Getting back to the ‘bravery transfusion’, we watched as Granny seemed to  summon up these ‘bravery’  feelings in her body.  Then she said in a very calm voice to Tanya:

“Prepare yourself to receive a transfusion of my bravery in to you.  There is nothing that makes a granny happier and fulfilled that doing what I am about to do for you!  Now, please close your eyes and let me take your hand in mine.”  Granny sounded as she really loved Tanya. She took Tanya’s right  hand tenderly in to hers and  rubbed  the back of her hand lightly as if you were polishing a diamond of inestimable value that she was concerned she might scratch. As I was watching so intently as was everyone else,   very gradually and slowly granny tightened her grip.  She went silent but told us later she  was telling herself -but not out loud- the story of overcoming one of those  Fear  from her past.  She said that she let her  grip  tell you Tanya her story, but not in words but rather in touch.  She smiled and said she was translating her bravery story through bodily feelings into Tanya’s body.  She told us later that it was only  the story she was telling herself came to a happy ending and now believed she could feel her bravery in a manner of speaking, flowing in to Tanya’s bloodstream, she asked her: “Tanya, can you feel my bravery running in to your hand?”  Tanya’s eyes were still closed but she said: “Yes I can, granny!’  Granny asked: “Is my bravery warm or cold?”  Tanya replied: “It’s warm granny.”  “Has my bravery reached your elbow yet?””  Then granny touched Tanya on the elbow with her free hand as if she was indicating to Tanya exactly the point on her body she was referring to. She stayed silent for what seemed a long time but probably wasn’t really that long and said: “Has it reached your heart yet?”  Tanya smiled and we could see she was nodding. Granny then was sort of laughing:  “It’s going down hill now so it won’t take too long to reach your toes!” and pinched Tanya’s t big toe on her right foot. Not too much later and anticipating a satisfied customer, granny asked: “When you feel your bravery is topped up, let me know, Tanya?”  Tanya seemed to smile again and nod.

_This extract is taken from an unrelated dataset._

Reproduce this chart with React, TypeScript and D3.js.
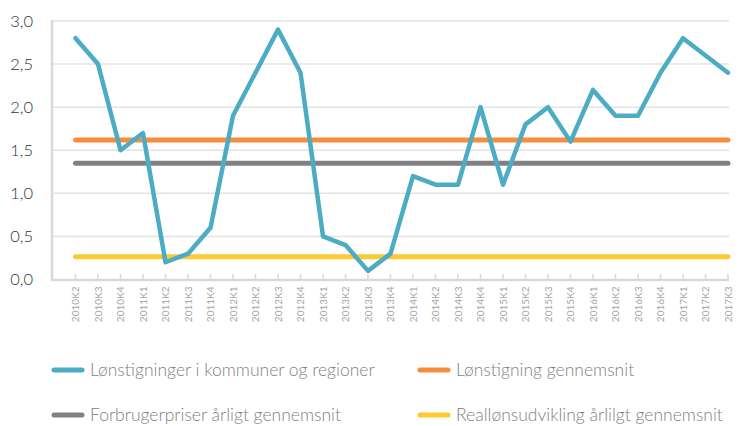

“In that case, open your eyes now!” Granny had a smile that seemed to say she was proud of both of them for sharing something like bravery”. Granny very slowly withdraw her hand but before she had it back, she said:

“Any time you need another bravery transfusion, just ask me!  Okay?  And if I need one, can I ask you for one?  I know I would really appreciate you doing that for me if I need it.  And you know that bravery can come and go after earthquakes and aftershocks”.

I think Tanya had some tears in her eyes but wiped them away when she saw everyone in the room was staring at her.  She told granny that of course she would do the same for her if granny needed a bravery transfusion.  We heard a few days later that granny had rung up Tanya and asked if she could come around as she was in short supply of bravery and knew she could count on Tanya to “fill me up if you have more than you need today”.

After this meeting, this bravery transfusion stuff really caught on in our family.  Funny because I thought it would have been really embarrassing to go to Dad for a bravery transfusion but it wasn’t at all.  And one day when he asked if I might give him a bravery transfusion and he thanked me afterwards, I felt I was really growing back from the earthquakes and aftershocks.